#### WORK INSTRUCTIONS
Return only the lines from the top of the material through the line marked by "import plotly.graph_objects as go", unaltered.

#### MATERIAL PROVIDED
"""

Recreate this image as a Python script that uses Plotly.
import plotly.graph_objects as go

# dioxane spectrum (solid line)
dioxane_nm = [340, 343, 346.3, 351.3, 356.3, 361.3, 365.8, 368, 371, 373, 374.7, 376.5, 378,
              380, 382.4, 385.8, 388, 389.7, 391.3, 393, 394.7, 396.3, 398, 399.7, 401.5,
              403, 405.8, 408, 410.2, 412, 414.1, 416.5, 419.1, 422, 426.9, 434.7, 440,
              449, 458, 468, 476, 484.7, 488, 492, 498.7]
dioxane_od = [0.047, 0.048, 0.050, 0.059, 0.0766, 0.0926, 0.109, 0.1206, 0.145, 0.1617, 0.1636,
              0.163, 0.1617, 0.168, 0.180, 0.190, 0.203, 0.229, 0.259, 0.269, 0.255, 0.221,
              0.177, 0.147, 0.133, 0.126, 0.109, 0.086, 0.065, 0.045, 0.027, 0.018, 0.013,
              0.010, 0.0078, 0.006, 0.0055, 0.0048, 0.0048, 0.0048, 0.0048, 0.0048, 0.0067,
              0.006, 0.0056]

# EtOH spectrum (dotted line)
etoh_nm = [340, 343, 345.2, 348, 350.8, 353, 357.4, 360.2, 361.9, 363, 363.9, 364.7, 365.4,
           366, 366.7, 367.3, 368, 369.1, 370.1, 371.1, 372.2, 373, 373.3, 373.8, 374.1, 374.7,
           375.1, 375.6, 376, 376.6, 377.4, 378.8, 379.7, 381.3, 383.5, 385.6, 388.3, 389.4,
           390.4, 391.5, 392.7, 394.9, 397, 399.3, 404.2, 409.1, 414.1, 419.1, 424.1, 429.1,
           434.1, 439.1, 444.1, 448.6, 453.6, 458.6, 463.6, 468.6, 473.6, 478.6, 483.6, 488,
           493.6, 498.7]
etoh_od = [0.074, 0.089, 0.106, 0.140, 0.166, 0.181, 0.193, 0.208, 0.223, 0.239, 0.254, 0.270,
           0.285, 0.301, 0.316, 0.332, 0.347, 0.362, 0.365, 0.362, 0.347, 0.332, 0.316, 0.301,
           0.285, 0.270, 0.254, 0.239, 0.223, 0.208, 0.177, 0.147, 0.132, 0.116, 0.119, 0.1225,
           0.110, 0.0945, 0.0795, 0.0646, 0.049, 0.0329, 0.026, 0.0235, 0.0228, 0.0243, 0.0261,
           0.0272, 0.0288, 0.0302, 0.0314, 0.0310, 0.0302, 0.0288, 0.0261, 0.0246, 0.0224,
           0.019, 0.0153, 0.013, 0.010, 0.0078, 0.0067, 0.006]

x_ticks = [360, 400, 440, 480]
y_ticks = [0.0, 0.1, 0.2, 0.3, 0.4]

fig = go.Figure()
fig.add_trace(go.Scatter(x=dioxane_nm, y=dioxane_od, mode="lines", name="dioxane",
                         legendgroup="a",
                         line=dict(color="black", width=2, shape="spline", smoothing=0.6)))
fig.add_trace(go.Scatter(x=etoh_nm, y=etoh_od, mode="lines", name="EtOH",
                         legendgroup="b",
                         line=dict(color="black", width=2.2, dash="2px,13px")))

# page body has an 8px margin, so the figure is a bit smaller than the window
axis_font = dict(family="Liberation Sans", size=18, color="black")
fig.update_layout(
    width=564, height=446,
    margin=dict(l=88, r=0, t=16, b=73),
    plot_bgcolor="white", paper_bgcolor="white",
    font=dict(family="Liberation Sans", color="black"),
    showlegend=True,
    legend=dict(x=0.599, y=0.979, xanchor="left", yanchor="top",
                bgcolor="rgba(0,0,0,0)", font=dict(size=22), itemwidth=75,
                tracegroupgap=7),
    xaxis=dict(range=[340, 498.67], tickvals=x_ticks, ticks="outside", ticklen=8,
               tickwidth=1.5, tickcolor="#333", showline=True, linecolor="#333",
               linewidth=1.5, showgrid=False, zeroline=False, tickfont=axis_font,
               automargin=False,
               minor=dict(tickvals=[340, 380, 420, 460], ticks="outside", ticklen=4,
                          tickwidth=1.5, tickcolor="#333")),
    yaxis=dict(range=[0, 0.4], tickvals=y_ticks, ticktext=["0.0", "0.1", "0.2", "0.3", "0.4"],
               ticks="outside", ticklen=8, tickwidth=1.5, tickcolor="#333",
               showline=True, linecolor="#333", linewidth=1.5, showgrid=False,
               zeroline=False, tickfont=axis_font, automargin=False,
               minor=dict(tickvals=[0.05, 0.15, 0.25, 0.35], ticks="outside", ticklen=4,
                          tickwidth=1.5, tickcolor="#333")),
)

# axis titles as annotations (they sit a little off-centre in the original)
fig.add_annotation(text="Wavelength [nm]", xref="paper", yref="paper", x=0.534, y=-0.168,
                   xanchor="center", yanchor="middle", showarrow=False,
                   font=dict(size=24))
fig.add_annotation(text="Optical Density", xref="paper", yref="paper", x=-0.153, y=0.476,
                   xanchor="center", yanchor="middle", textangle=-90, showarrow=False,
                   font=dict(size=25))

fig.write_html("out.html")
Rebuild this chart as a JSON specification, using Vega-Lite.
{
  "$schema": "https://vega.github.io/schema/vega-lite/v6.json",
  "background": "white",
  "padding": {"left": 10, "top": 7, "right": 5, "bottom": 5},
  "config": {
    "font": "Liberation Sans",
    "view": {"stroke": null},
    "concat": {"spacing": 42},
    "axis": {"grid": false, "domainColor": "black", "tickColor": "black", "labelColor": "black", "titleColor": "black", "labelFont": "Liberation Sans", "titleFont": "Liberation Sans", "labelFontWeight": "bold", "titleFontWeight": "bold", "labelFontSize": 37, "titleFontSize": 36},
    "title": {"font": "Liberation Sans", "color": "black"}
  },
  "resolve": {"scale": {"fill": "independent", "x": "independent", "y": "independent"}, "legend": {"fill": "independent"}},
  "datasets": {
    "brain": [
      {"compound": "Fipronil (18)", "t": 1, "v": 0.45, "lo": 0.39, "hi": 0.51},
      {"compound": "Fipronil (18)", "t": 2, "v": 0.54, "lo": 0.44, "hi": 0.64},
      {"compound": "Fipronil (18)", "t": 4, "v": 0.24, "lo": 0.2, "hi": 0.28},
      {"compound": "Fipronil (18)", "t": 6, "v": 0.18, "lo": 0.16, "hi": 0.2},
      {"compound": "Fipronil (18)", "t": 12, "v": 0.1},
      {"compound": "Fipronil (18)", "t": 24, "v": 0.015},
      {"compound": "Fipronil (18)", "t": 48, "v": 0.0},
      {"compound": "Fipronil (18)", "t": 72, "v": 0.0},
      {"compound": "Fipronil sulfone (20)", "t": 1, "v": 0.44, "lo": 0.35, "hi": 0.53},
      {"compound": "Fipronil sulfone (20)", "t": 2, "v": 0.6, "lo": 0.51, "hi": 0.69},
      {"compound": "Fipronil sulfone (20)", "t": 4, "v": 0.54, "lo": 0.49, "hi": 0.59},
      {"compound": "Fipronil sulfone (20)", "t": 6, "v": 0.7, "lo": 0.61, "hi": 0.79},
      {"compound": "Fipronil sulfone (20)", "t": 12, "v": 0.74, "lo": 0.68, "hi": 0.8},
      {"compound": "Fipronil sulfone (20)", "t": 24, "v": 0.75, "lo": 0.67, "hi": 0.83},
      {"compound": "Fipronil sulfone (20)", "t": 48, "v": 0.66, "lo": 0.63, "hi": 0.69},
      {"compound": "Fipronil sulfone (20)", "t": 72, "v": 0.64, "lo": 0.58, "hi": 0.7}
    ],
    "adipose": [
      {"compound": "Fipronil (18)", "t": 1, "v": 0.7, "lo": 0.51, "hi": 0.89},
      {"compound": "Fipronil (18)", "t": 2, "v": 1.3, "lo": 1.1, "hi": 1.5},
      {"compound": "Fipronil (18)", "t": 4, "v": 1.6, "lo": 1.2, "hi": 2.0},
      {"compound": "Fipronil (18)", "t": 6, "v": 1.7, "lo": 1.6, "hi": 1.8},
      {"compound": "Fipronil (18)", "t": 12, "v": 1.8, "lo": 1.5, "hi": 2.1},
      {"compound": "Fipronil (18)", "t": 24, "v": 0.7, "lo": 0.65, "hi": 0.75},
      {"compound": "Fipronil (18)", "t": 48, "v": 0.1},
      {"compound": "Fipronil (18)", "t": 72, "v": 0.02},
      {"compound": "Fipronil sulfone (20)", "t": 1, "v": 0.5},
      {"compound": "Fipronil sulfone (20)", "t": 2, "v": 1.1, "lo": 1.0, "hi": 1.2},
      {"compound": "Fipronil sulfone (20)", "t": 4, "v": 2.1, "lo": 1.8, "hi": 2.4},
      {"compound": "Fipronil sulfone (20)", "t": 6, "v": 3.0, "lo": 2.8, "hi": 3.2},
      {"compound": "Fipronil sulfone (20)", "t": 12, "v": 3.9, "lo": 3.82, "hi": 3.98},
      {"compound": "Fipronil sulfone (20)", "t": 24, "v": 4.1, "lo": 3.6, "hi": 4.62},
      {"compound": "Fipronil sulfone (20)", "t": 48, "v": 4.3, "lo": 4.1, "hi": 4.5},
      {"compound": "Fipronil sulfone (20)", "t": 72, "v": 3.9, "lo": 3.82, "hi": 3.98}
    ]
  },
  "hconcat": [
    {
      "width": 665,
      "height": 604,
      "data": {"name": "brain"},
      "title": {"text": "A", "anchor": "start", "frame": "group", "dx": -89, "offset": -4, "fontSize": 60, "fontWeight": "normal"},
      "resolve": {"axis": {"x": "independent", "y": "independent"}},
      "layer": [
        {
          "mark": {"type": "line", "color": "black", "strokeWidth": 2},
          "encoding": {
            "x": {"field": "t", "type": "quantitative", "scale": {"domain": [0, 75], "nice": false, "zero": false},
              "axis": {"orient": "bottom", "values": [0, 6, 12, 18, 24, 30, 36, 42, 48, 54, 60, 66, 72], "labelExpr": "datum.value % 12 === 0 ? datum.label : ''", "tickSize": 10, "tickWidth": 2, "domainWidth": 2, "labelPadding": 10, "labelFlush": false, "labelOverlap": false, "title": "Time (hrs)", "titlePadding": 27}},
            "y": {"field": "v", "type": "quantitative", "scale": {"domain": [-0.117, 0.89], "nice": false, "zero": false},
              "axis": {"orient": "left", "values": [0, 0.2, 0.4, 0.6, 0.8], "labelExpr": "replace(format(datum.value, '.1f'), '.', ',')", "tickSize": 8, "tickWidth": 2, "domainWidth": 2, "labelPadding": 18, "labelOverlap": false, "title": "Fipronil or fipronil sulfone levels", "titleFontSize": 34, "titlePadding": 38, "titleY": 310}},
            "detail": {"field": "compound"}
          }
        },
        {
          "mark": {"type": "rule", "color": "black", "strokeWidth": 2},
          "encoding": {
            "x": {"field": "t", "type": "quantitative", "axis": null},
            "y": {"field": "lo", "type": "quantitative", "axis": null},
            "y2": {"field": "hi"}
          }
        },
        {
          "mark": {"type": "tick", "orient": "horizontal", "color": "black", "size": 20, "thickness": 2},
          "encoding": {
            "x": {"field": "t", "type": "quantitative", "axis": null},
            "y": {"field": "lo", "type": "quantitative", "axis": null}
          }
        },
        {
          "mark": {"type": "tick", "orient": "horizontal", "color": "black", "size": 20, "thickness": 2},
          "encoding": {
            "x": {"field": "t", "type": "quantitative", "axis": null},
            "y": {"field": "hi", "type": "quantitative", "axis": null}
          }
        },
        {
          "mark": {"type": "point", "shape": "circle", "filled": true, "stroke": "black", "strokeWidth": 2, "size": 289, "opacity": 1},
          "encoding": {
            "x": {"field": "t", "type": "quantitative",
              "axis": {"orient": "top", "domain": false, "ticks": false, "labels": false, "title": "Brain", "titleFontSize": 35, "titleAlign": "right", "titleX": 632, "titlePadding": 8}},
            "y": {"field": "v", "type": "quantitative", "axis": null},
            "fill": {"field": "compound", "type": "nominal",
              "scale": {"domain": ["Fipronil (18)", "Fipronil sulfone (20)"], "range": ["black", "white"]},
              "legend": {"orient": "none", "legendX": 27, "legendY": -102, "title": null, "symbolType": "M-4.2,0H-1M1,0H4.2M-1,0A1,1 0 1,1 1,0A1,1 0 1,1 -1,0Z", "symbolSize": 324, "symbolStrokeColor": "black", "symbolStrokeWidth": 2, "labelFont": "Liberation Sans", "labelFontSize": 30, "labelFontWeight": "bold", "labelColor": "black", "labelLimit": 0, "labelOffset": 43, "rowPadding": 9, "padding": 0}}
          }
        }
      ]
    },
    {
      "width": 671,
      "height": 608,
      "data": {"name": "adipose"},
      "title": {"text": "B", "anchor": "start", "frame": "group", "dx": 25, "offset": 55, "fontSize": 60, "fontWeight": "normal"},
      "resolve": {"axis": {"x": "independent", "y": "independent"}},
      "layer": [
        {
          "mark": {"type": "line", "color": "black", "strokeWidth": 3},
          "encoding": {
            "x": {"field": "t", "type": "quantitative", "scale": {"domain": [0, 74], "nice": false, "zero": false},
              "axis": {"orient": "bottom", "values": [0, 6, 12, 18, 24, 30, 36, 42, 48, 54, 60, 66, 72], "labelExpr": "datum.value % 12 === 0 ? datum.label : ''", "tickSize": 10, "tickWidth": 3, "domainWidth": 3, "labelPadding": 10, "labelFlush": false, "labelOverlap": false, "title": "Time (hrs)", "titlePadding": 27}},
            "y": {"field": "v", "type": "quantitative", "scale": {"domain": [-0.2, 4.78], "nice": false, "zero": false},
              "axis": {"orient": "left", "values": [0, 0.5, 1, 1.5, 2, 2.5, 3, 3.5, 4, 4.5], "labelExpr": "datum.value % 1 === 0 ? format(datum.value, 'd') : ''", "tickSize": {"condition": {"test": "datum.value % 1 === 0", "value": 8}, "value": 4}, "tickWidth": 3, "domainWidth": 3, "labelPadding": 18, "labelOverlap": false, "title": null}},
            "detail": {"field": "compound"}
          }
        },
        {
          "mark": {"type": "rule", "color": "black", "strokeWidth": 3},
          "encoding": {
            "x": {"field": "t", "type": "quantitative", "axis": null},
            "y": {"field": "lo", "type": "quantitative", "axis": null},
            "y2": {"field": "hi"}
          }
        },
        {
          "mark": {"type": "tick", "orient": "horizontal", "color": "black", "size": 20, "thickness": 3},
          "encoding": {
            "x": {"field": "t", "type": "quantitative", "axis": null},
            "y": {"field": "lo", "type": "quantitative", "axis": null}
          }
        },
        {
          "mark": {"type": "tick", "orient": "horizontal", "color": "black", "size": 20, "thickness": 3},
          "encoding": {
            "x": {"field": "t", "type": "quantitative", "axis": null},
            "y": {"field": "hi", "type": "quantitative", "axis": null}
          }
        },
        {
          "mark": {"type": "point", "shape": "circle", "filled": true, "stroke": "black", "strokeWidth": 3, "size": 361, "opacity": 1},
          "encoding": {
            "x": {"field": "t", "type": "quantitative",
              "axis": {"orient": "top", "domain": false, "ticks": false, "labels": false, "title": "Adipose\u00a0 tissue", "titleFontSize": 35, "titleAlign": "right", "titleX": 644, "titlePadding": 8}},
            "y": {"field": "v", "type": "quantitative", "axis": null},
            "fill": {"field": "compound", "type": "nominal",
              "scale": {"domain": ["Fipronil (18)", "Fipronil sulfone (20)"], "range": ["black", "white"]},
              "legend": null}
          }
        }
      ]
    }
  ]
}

"""

#### THE SOLUTION
Recreate this image as a Python script that uses Plotly.
import plotly.graph_objects as go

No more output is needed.